_TASK GOAL_
Only the lines from the start of the data through the line containing "import matplotlib.pyplot as plt" should be written out, exactly as they are, with both ends included and the pictures left out.

_MATERIALS PROVIDED_
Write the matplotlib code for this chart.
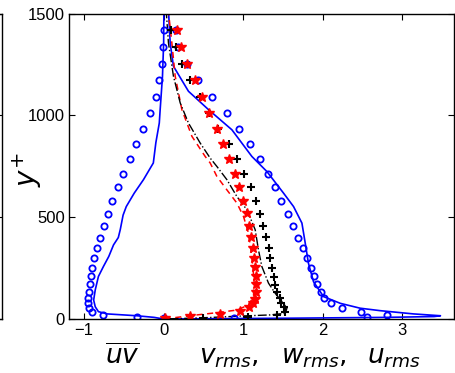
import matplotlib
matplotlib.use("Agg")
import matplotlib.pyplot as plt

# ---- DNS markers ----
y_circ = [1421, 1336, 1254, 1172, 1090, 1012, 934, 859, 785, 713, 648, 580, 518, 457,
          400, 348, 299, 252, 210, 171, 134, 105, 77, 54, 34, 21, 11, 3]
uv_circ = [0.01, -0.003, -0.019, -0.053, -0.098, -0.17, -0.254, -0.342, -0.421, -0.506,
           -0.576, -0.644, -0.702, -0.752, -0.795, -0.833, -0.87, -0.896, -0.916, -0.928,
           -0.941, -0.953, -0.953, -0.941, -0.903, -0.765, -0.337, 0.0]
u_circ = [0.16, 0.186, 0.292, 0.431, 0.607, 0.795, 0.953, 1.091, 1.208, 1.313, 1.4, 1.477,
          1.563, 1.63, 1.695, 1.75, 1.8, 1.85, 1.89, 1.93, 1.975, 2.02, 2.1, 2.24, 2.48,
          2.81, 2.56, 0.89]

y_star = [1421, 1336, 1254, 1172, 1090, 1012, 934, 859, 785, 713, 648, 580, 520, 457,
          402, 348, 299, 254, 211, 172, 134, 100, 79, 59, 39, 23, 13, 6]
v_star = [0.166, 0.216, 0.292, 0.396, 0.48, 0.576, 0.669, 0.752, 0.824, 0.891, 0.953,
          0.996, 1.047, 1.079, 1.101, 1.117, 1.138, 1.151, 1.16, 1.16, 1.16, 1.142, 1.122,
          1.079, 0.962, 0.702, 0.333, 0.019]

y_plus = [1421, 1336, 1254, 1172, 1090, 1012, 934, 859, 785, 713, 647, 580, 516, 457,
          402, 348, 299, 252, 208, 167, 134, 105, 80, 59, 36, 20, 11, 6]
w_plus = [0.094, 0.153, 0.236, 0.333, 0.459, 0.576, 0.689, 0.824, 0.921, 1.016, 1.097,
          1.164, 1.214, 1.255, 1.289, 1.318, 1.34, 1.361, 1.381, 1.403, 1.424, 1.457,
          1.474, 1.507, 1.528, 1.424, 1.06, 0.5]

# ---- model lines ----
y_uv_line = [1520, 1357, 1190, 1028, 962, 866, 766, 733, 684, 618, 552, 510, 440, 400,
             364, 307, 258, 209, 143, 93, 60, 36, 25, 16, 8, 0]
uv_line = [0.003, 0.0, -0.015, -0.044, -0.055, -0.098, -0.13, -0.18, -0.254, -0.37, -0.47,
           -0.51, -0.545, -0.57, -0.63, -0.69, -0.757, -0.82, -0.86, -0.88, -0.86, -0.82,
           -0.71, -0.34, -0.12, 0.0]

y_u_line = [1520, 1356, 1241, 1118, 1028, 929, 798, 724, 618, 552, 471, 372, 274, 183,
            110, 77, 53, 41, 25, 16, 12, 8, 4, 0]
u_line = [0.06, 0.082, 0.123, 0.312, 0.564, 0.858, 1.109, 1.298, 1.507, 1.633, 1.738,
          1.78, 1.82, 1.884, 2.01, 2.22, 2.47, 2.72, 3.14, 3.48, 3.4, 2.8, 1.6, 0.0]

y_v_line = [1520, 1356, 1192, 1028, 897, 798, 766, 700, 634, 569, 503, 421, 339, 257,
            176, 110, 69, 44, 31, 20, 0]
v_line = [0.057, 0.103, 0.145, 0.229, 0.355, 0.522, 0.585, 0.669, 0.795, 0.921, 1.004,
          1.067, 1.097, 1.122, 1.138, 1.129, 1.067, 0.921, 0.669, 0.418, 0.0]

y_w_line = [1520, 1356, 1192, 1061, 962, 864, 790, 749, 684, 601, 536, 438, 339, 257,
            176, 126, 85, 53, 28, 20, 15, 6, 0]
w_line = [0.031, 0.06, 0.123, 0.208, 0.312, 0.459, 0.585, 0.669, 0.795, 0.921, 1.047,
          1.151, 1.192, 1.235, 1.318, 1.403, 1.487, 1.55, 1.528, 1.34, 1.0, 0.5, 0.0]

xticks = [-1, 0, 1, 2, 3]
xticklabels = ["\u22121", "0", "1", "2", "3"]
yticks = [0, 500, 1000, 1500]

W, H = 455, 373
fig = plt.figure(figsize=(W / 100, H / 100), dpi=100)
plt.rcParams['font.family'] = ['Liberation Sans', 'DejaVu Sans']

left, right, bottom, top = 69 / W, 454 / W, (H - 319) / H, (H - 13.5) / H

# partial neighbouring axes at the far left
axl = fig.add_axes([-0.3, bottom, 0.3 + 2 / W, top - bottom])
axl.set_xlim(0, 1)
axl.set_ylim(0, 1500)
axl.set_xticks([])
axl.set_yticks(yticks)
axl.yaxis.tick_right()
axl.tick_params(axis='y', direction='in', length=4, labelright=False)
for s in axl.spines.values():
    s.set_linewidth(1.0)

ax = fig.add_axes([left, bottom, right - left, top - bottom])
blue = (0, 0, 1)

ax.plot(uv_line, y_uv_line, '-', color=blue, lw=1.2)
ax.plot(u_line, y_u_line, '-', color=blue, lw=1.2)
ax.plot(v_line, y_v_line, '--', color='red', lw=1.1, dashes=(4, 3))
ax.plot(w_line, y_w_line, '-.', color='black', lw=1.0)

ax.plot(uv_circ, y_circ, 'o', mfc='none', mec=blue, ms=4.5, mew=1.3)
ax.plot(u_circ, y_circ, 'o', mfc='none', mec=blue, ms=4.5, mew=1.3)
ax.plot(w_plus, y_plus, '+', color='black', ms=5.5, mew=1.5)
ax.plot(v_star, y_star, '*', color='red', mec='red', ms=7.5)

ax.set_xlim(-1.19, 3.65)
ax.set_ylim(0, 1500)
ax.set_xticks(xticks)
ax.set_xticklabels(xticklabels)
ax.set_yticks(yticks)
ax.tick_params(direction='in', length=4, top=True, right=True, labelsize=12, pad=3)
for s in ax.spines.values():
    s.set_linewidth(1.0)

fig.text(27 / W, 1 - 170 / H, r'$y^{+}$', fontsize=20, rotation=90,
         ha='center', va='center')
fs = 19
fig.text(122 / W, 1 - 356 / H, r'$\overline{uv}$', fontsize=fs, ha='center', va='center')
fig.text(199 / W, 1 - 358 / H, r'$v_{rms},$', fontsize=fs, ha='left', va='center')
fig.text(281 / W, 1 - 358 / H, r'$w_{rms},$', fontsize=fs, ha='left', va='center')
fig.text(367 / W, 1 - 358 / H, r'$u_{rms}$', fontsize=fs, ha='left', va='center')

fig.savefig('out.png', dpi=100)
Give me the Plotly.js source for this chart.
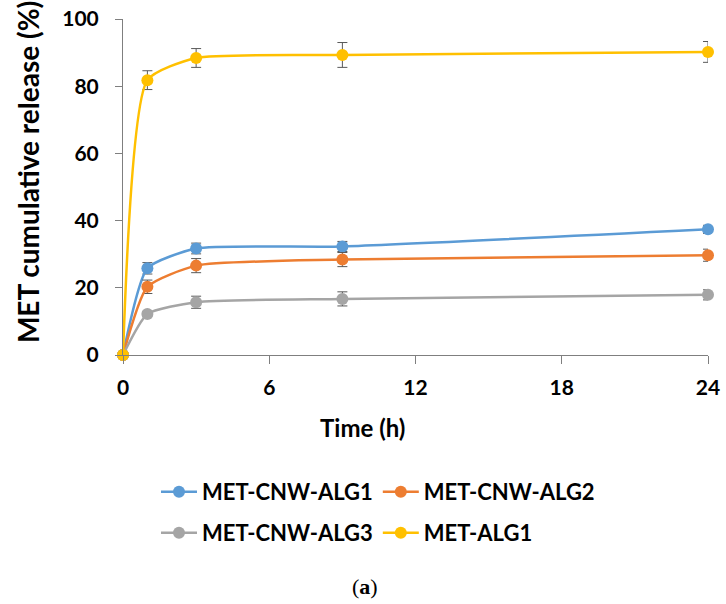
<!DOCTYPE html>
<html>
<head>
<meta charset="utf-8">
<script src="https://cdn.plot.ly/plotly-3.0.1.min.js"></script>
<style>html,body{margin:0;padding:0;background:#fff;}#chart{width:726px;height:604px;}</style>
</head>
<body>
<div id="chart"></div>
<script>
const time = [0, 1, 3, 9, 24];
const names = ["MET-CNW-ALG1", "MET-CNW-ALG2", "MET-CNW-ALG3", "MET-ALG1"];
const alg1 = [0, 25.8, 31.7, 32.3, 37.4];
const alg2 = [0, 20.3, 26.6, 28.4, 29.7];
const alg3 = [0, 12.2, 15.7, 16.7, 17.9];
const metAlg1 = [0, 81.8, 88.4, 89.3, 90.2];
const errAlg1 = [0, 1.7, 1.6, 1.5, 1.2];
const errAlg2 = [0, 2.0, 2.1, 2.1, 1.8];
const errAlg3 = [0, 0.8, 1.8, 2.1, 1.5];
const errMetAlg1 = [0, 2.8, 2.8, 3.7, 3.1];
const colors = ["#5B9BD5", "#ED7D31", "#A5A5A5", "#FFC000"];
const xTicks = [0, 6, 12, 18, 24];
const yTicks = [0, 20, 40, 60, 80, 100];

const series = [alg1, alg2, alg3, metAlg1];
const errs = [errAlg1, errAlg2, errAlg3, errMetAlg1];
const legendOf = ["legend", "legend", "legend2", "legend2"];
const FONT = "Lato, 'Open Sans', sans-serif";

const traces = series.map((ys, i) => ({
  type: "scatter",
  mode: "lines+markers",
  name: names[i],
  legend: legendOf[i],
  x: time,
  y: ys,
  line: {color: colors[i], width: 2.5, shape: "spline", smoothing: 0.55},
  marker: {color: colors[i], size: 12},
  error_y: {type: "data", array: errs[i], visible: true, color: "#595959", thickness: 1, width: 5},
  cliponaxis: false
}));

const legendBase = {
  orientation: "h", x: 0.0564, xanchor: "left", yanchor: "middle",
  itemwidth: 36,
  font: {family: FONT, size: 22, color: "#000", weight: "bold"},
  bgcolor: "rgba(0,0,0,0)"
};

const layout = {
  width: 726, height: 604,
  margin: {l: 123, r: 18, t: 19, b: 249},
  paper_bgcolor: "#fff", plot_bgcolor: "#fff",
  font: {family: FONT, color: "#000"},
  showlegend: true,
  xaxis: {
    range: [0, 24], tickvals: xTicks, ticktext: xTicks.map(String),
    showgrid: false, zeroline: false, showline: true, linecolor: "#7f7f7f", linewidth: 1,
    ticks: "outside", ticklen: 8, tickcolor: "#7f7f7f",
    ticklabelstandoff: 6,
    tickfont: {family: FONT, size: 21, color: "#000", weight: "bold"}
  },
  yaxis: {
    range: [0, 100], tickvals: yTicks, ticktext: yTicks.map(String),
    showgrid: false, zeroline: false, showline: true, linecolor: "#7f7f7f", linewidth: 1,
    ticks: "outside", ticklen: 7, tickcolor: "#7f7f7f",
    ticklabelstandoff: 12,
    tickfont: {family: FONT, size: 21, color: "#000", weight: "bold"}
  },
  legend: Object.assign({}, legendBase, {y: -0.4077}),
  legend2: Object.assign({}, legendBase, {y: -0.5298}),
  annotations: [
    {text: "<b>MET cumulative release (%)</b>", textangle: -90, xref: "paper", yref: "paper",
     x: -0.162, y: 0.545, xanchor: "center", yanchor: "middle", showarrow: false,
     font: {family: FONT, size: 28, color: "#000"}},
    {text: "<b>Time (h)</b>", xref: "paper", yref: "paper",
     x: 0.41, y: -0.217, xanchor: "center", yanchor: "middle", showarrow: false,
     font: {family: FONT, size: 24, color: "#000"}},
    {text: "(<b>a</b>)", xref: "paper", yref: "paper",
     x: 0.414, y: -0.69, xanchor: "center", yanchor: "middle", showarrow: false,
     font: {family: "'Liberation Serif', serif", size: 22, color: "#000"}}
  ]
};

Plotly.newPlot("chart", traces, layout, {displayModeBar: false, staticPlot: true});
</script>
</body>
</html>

_ANSWER TO THIS TASK_
Write the matplotlib code for this chart.
import matplotlib
matplotlib.use("Agg")
import matplotlib.pyplot as plt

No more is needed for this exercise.